May 2024
Claudia Joskowicz
Where does history end and a myth begin? This question, this temporal dichotomy, is central to the work of media artist Claudia Joskowicz. Joskowicz is a Bolivian artist, currently splitting her time between Bolivia and New York while also holding a teaching position at Wellesley College in Massachusetts. With over 20 years of experience developing a practice in the pioneering era of video and technology-based art forms, she creates portals into complex narratives rooted in history and memory.
Joskowicz’s artistic practice is primarily centered around film, video, installation, and digital media. With an academic background in architecture and photography, her work integrates structural and visual elements that force viewers to meditate on how a sense of place and time influence our perceptions of the past. She employs long, slow video footage and often oscillates between film and photography, with her early works incorporating minimalist reenactments. Today, we see her reimagining cinematic staging of landscapes, both urban and natural, where nuanced political dramas unfold in real-time and are restructured with her single-shot and tracking techniques.

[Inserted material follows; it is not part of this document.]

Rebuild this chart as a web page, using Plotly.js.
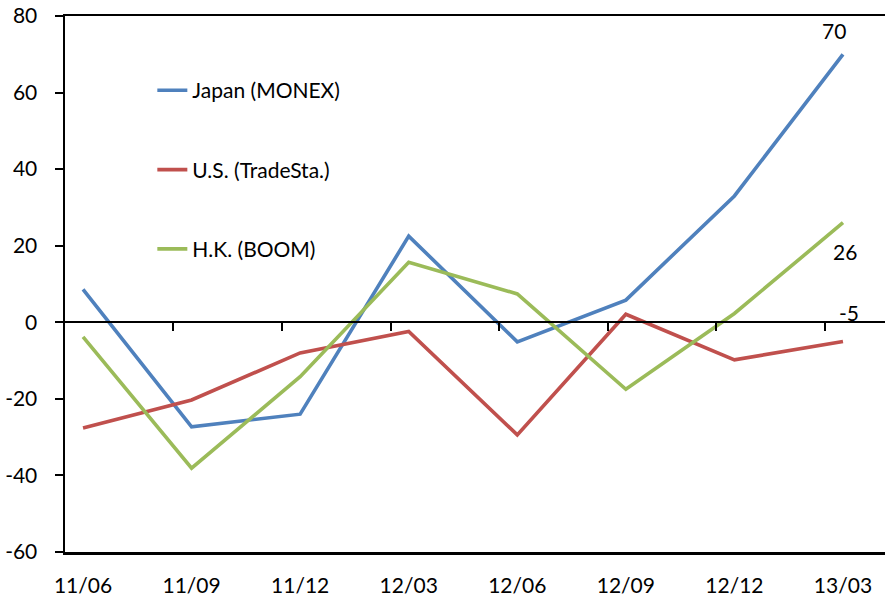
<!DOCTYPE html>
<html>
<head>
<meta charset="utf-8">
<script src="https://cdn.plot.ly/plotly-3.0.1.min.js"></script>
<style>html,body{margin:0;padding:0;background:#fff;}#chart{width:885px;height:599px;}</style>
</head>
<body>
<div id="chart"></div>
<script>
const categories = ["11/06","11/09","11/12","12/03","12/06","12/09","12/12","13/03"];
const japan = [8.6, -27.3, -24.0, 22.5, -5.1, 5.8, 33.0, 70];
const us = [-27.6, -20.3, -8.0, -2.4, -29.4, 2.1, -9.8, -5];
const hk = [-3.8, -38.1, -14.2, 15.7, 7.4, -17.5, 2.3, 26];
const seriesNames = ["Japan (MONEX)", "U.S. (TradeSta.)", "H.K. (BOOM)"];
const endLabels = ["70", "26", "-5"];
const yTickVals = [-60, -40, -20, 0, 20, 40, 60, 80];
const yTickText = ["-60", "-40", "-20", "0", "20", "40", "60", "80"];

const FONT = "Lato, 'Open Sans', sans-serif";
const idx = categories.map((c, i) => i);
const colors = ["#4F81BD", "#C0504D", "#9BBB59"];
const series = [japan, us, hk];

const traces = series.map((s, k) => ({
  type: "scatter", mode: "lines", x: idx, y: s, name: seriesNames[k],
  legendgroup: "g" + k,
  line: {color: colors[k], width: 3.6},
  hoverinfo: "skip"
}));
// empty trace so the zero-crossing category axis (x2) is drawn
traces.unshift({type: "scatter", mode: "lines", x: [], y: [], xaxis: "x2", yaxis: "y",
  showlegend: false, hoverinfo: "skip"});

const last = idx.length - 1;
const annShift = [[-9, 24], [2, -29], [6, 29]];
const annSeries = [japan, hk, us];
const annotations = annSeries.map((s, k) => ({
  x: last, y: s[last], xref: "x", yref: "y", text: endLabels[k], showarrow: false,
  xshift: annShift[k][0], yshift: annShift[k][1],
  font: {family: FONT, size: 21, color: "#000"}
}));

const xr = [-0.166, 7.387];
const layout = {
  width: 885, height: 599,
  margin: {l: 65, r: 0, t: 16, b: 47},
  paper_bgcolor: "#fff", plot_bgcolor: "#fff",
  font: {family: FONT, size: 21, color: "#000"},
  showlegend: true,
  legend: {x: 0.1065, y: 0.899, xanchor: "left", yanchor: "top", tracegroupgap: 49,
           bgcolor: "rgba(0,0,0,0)", font: {family: FONT, size: 21, color: "#000"}},
  xaxis: {range: xr, tickvals: idx, ticktext: categories, ticks: "", showgrid: false,
          zeroline: false, showline: true, linecolor: "#000", linewidth: 2.5, mirror: true,
          ticklabelstandoff: 13, tickfont: {family: FONT, size: 21, color: "#000"}},
  xaxis2: {range: xr, overlaying: "x", anchor: "free", position: 60/140, side: "bottom",
           tickvals: idx.slice(0, last).map(i => i + 0.833), showticklabels: false,
           ticks: "outside", ticklen: 8, tickwidth: 2, tickcolor: "#000",
           showline: true, linecolor: "#000", linewidth: 2, showgrid: false, zeroline: false},
  yaxis: {range: [-60, 80], tickvals: yTickVals, ticktext: yTickText, ticks: "outside",
          ticklen: 8, tickwidth: 2,
          tickcolor: "#000", showline: true, linecolor: "#000", linewidth: 2.5,
          showgrid: false, zeroline: false, ticklabelstandoff: 13,
          tickfont: {family: FONT, size: 21, color: "#000"}},
  annotations: annotations
};

Plotly.newPlot("chart", traces, layout, {staticPlot: true, displayModeBar: false});
</script>
</body>
</html>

Her work builds upon the visionaries of the medium who not only inspired but also mentored her. Learning from the work of people like Bill Viola and studying directly under Peter Campus, she incorporated video and film studies into the foundations of her artmaking. Blending photography and video to unearth these hidden and distorted historical narratives, she takes a structuralist film aesthetic and combines it with her own conceptual framework based on landscape and memory.

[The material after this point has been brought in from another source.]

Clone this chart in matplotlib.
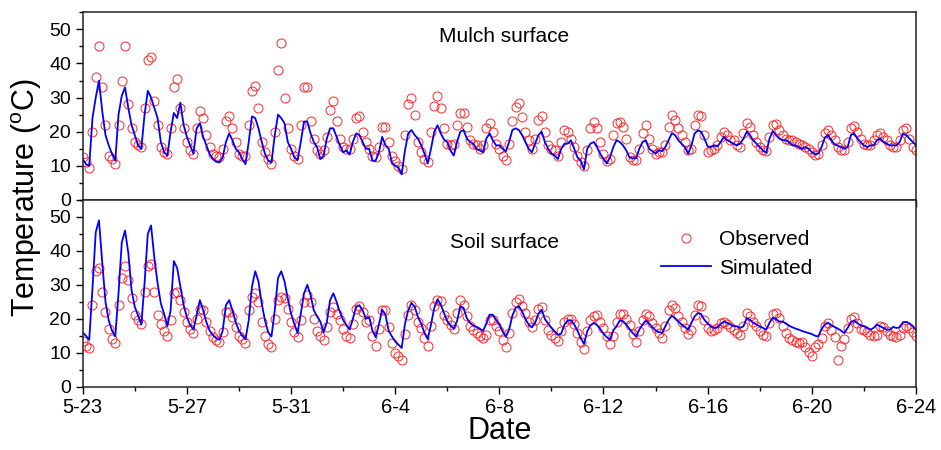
import numpy as np
import matplotlib
matplotlib.use('Agg')
import matplotlib.pyplot as plt
from matplotlib.ticker import MultipleLocator

plt.rcParams['font.family'] = ['Liberation Sans', 'DejaVu Sans']
plt.rcParams['mathtext.fontset'] = 'custom'
plt.rcParams['mathtext.rm'] = 'Liberation Sans'

# readings every 3 h (0, 3, ..., 21 h), one row per day starting 5-23
hours = [0, 3, 6, 9, 12, 15, 18, 21]
tick_days = [0, 4, 8, 12, 16, 20, 24, 28, 32]
tick_labels = ['5-23', '5-27', '5-31', '6-4', '6-8', '6-12', '6-16', '6-20', '6-24']

mulch_obs = [
    [12.5, 11, 9.5, 20, 36, 45, 33, 22],
    [13, 12, 10.5, 22, 35, 45, 28, 21],
    [17, 16, 15.5, 27, 41, 42, 29, 22],
    [15.5, 14, 13.5, 21, 33, 35.5, 27, 21],
    [17, 14.5, 13.5, 21, 26, 24, 19, 15.5],
    [13.5, 13, 12.5, 15, 23, 24.5, 21, 17],
    [13.5, 13, 13, 22, 32, 33.5, 27, 17],
    [14, 12, 10.5, 20, 38, 46, 30, 21],
    [15, 13, 12, 22, 33, 33, 23, 18],
    [14.5, 13.5, 14.5, 18.5, 26.5, 29, 23, 18],
    [15.5, 15, 15, 18, 24, 24.5, 20, 17],
    [15, 13, 12.5, 15.5, 21.5, 21.5, 17, 13],
    [11.5, 10, 9, 19, 28, 30, 25, 17],
    [14, 12, 11.2, 20, 27.5, 30.5, 27, 21],
    [16.5, 16, 16.5, 22, 25.5, 25.4, 21.4, 17.7],
    [16.5, 16, 15, 16, 21, 22.5, 20, 16.5],
    [15, 13, 11.7, 16.5, 23, 27.3, 28.3, 24.4],
    [20, 17.5, 15, 18, 23.5, 24.5, 20, 16],
    [15, 14.5, 13, 17, 20.5, 20, 18, 15.5],
    [13, 11, 10, 14.5, 21, 22.8, 21, 17],
    [13.5, 11.5, 12, 19, 22.5, 22.8, 21.5, 18],
    [12.5, 11.8, 11.7, 15, 19.5, 22, 18, 15],
    [13.6, 14, 14, 16, 21.4, 24.8, 23.4, 21],
    [19, 17, 14.5, 15, 22, 25, 24.5, 19],
    [14, 14.5, 15, 16, 18.5, 19.8, 19, 17.5],
    [17.5, 16, 15.5, 19.5, 22.5, 21.5, 19, 17],
    [15.5, 14.5, 14.4, 18.5, 21.9, 22.2, 20.6, 19],
    [18, 17.5, 17.5, 17, 16.5, 16, 15.5, 15],
    [14, 13.2, 13.5, 16, 19.5, 20.4, 19, 17.5],
    [15.5, 14.5, 14.6, 17, 21, 21.8, 20, 18],
    [16.5, 16, 16, 17.5, 19, 19.5, 18.5, 17.5],
    [16, 15.5, 15.5, 17.5, 20.5, 21, 18, 15.5],
]
mulch_obs_end = 14.5

mulch_sim = [
    [12, 10.5, 10, 24, 30, 35, 26, 19],
    [16, 13.5, 11.5, 25, 30.5, 33, 27, 22],
    [19, 16, 15, 25, 32, 30, 27, 24],
    [17, 14, 13, 20, 25.5, 24, 28.5, 22],
    [18.5, 16, 13.6, 21, 22.5, 18.5, 16, 13.5],
    [12, 11.2, 11, 12.5, 17, 19.5, 17.5, 15],
    [14, 12, 10.5, 17, 24.5, 24, 21, 17],
    [13.5, 11.5, 11, 19, 25, 24, 22.5, 17],
    [15, 12.5, 11.7, 17, 23, 23, 19.5, 17],
    [15.5, 12, 13, 18, 21, 21, 18.5, 16],
    [14, 14.5, 13.3, 17, 19.5, 19, 17, 15],
    [15, 11.5, 11.5, 14, 18.5, 16, 15, 11],
    [10, 9.5, 7.5, 14.5, 19.5, 20.5, 19, 18],
    [16, 13.6, 10.7, 15, 20, 21.9, 19.5, 17.7],
    [17, 14.5, 13, 17, 20, 20.5, 18, 17],
    [16.5, 15, 14.5, 14, 18, 19.5, 17.5, 16],
    [16, 15, 14.2, 17, 20.5, 21, 20.5, 19],
    [17, 15, 14, 16.5, 19, 20, 17, 15],
    [13.5, 13, 12, 15, 16.5, 16.5, 17.5, 15],
    [12.5, 11.5, 9, 15, 16.5, 17, 15.5, 13.5],
    [12, 10.7, 12.5, 15.5, 17.5, 17, 16, 14.5],
    [12.5, 12.2, 12.2, 15, 17, 17.5, 15, 14.3],
    [13.6, 14.6, 14.3, 15.5, 17.5, 19.6, 19, 17.5],
    [16.5, 15.5, 13.5, 16, 19.5, 20.4, 20, 18],
    [15.7, 15.5, 16, 15.7, 17, 18.5, 17.5, 17],
    [16.5, 16, 16.5, 18, 20, 19, 17.5, 16.5],
    [15.5, 14.5, 13.8, 18, 20.2, 19, 18, 17.5],
    [17.5, 17, 16, 16, 15.5, 15, 15.5, 15],
    [14, 13.4, 13.6, 15.5, 18.3, 19, 17.5, 16.3],
    [15.9, 15.5, 15, 15.5, 19, 19.5, 18, 17],
    [16, 15.5, 16, 16, 17.5, 18, 17, 16.5],
    [16, 16, 16, 17, 19.5, 19, 18, 17],
]
mulch_sim_end = 16

soil_obs = [
    [13.5, 12, 11.5, 24, 34, 35, 28, 22],
    [17, 14, 12.8, 24, 32, 35.5, 31.5, 26],
    [21, 19.5, 18.5, 28, 35.5, 36, 28, 21],
    [18.5, 16.5, 14.8, 19.5, 27.5, 28, 25.5, 22],
    [19, 17, 15.8, 20, 23, 22.5, 19, 16.5],
    [14.5, 13.8, 13.3, 16, 22, 22, 20.5, 17.5],
    [15, 14, 13, 22.5, 26.5, 27.5, 25, 19],
    [15, 12.5, 11.8, 20, 25.5, 26.5, 26, 23],
    [19, 16, 14.5, 19.5, 25, 27, 25, 20],
    [16.5, 15, 13.8, 17.5, 22, 23.5, 21.5, 19.5],
    [17, 15, 14.3, 18.5, 23, 23.7, 22, 19],
    [19.5, 15, 12, 17, 22.5, 22.5, 17.5, 13],
    [10, 9, 8, 15.5, 21, 24, 22.5, 19],
    [17.3, 14.3, 12, 17.8, 23.7, 25.5, 25.2, 21.2],
    [19.5, 18.1, 17, 21.7, 25.4, 24.2, 20.7, 17.8],
    [16.8, 15.8, 15, 14.2, 15.3, 19.7, 19.5, 17.8],
    [16.3, 13.8, 11.7, 15.8, 21.7, 24.9, 25.7, 23.7],
    [21.7, 19.2, 17.6, 19.7, 22.9, 23.5, 19.7, 16.6],
    [15.3, 14.3, 13.6, 16.3, 19.2, 19.9, 19.9, 18.6],
    [15.8, 13.3, 11.1, 16.3, 19.5, 20.9, 21.1, 19.2],
    [17.3, 14.8, 12.6, 14.8, 19.2, 21.4, 21.5, 19.9],
    [18.3, 15.6, 13.3, 16.3, 19.5, 21.5, 20.7, 18.8],
    [17.3, 15.8, 14.3, 17.8, 22.7, 24.2, 23.2, 20.9],
    [19, 17.3, 15.6, 16.8, 21.2, 24.2, 23.9, 19.7],
    [17.3, 16.5, 16.8, 17.3, 18.8, 19.2, 18.6, 17.6],
    [16.8, 15.8, 15.2, 17.8, 21.7, 20.7, 19.2, 18],
    [16.3, 15.3, 14.8, 18.8, 21.5, 21.7, 20.2, 17.8],
    [15.8, 14.3, 13.8, 13.3, 12.8, 13.3, 11.7, 10.1],
    [8.9, 11.7, 12.5, 14.3, 17.8, 18.8, 16.6, 14.6],
    [7.9, 12, 14, 17.3, 19.9, 20.5, 18.8, 17],
    [16.6, 16.1, 15.3, 15, 15.3, 18, 17.6, 16.5],
    [15.3, 14.8, 14.5, 15.3, 17.3, 18, 17.3, 16],
]
soil_obs_end = 14.8

soil_sim = [
    [16, 15, 13.8, 29, 45.5, 49, 36.5, 25],
    [19.5, 16.5, 14.8, 27.5, 42.5, 46, 39.5, 28.5],
    [23.5, 21, 18.3, 30.5, 45, 47.5, 38, 30.5],
    [24.5, 21.5, 17.8, 22.5, 37, 35, 29.5, 24],
    [20.5, 18.2, 16.8, 21, 25.5, 22.5, 19, 16.5],
    [15.2, 14.3, 13.8, 16.5, 24, 25.5, 22.5, 19],
    [16.5, 15, 14, 19.5, 29.5, 34, 31, 24.5],
    [19.5, 16, 14.8, 22.5, 32, 34, 31, 26],
    [21.5, 18.5, 15.8, 21.5, 27.5, 30, 27, 22.5],
    [20.7, 19.2, 16, 19, 25.5, 27.5, 25, 22],
    [19.7, 18.2, 16.8, 20, 23.5, 24, 22.5, 20],
    [20.5, 16.5, 14.6, 18.3, 22.7, 21.2, 16.5, 14.8],
    [13.3, 12.4, 11.4, 18.5, 22.5, 24.7, 23.5, 20.5],
    [18.6, 15.8, 14, 18.3, 23.2, 25.7, 24.2, 21.7],
    [19.3, 18, 17.1, 19.3, 23.7, 23.2, 20.2, 18.8],
    [18, 17.6, 17.1, 16.4, 18.6, 21.2, 21.2, 19.7],
    [18.3, 16.3, 14.7, 16.8, 20.9, 23.2, 23.7, 22.2],
    [19.9, 18.3, 17.5, 18.8, 21.5, 22.7, 19.9, 18.6],
    [17.3, 16.3, 15.3, 15.6, 18.3, 19.5, 19.6, 18.3],
    [16.5, 14.3, 12.6, 16.3, 18.1, 18.8, 18.2, 17],
    [15.6, 14.6, 13.8, 16.6, 17.8, 19.5, 19.3, 18.3],
    [17, 15.8, 14.8, 16.8, 18.3, 19.5, 18.6, 17.5],
    [16.6, 16.1, 15.8, 17.8, 19.7, 20.9, 20.2, 19.2],
    [18.3, 17.6, 16.8, 18.8, 20.7, 21.7, 21.4, 19.7],
    [18.6, 17.7, 17.3, 17.4, 18.5, 19.2, 18.8, 18.3],
    [17.8, 17.8, 17.3, 17.8, 20.2, 19.7, 18.8, 18.3],
    [17.8, 17.3, 16.8, 18.8, 20.3, 19.9, 19.2, 19.2],
    [18.6, 18, 17.5, 17.1, 16.8, 16.4, 16.1, 15.8],
    [15.5, 15, 14.8, 17, 18.3, 18.8, 18.1, 17.6],
    [17.1, 16.5, 15.8, 17.3, 19, 19.5, 18.7, 18.1],
    [17.8, 17.3, 16.8, 17.3, 18.3, 17.8, 17.3, 16.8],
    [16.8, 17.6, 17.3, 17.5, 19, 19.1, 18.6, 17.8],
]
soil_sim_end = 16.8


def series(rows, end):
    t = [d + h / 24 for d in range(len(rows)) for h in hours] + [len(rows)]
    v = [x for r in rows for x in r] + [end]
    return np.array(t), np.array(v)


fig = plt.figure(figsize=(9.41, 4.5), dpi=100)
ax1 = fig.add_axes([0.0879, 0.5556, 0.8855, 0.4171])
ax2 = fig.add_axes([0.0879, 0.1407, 0.8855, 0.4149], sharex=ax1)

panels = [(ax1, mulch_obs, mulch_obs_end, mulch_sim, mulch_sim_end, 'Mulch surface', 48),
          (ax2, soil_obs, soil_obs_end, soil_sim, soil_sim_end, 'Soil surface', 42.5)]

for ax, obs, obs_end, sim, sim_end, title, ty in panels:
    to, vo = series(obs, obs_end)
    ts, vs = series(sim, sim_end)
    ax.plot(to, vo, 'o', ms=6.5, mfc='none', mec='#ff2a2a', mew=0.7, label='Observed')
    ax.plot(ts, vs, '-', color='#0000ff', lw=1.3, label='Simulated')
    ax.text(16.2, ty, title, fontsize=15, ha='center', va='center')
    ax.set_xlim(0, 32)
    ax.set_ylim(0, 55)
    ax.yaxis.set_major_locator(MultipleLocator(10))
    ax.yaxis.set_minor_locator(MultipleLocator(5))
    ax.xaxis.set_minor_locator(MultipleLocator(2))
    ax.tick_params(which='major', direction='out', length=5, width=1.0, labelsize=14, colors='black')
    ax.tick_params(which='minor', direction='out', length=3, width=1.0)
    for s in ax.spines.values():
        s.set_linewidth(1.1)
        s.set_color('#222222')

ax2.set_xticks(tick_days)
ax2.set_xticklabels(tick_labels, fontsize=14.5)
ax1.tick_params(labelbottom=False)

ax2.set_xlabel('Date', fontsize=22, labelpad=-1)
fig.text(0.028, 0.56, r'Temperature ($^{\mathrm{o}}$C)', rotation=90, fontsize=22,
         ha='center', va='center')

ax2.legend(loc='upper left', bbox_to_anchor=(0.702, 0.488), bbox_transform=fig.transFigure,
           frameon=False, fontsize=15, numpoints=1, handlelength=2.4,
           handletextpad=0.4, labelspacing=0.45, borderpad=0, borderaxespad=0)

fig.savefig('out.png', dpi=100)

At the core of her work is the idea of the falsity of collective memory. Whether it be the manipulation of the media, the omissions in our historiography, or the nature of a place being imbued with its own history, she asks us to rethink our contemporary social realities. Witnessing her own family’s romanticization and relationships to the events of the past, specifically Bolivia’s role in the Cuban Revolution and the international intervention that ensued, the narratives of power unravel. Claudia Joskowicz’s work becomes a liminal space between cultural myth and reality that may forever remain unknown.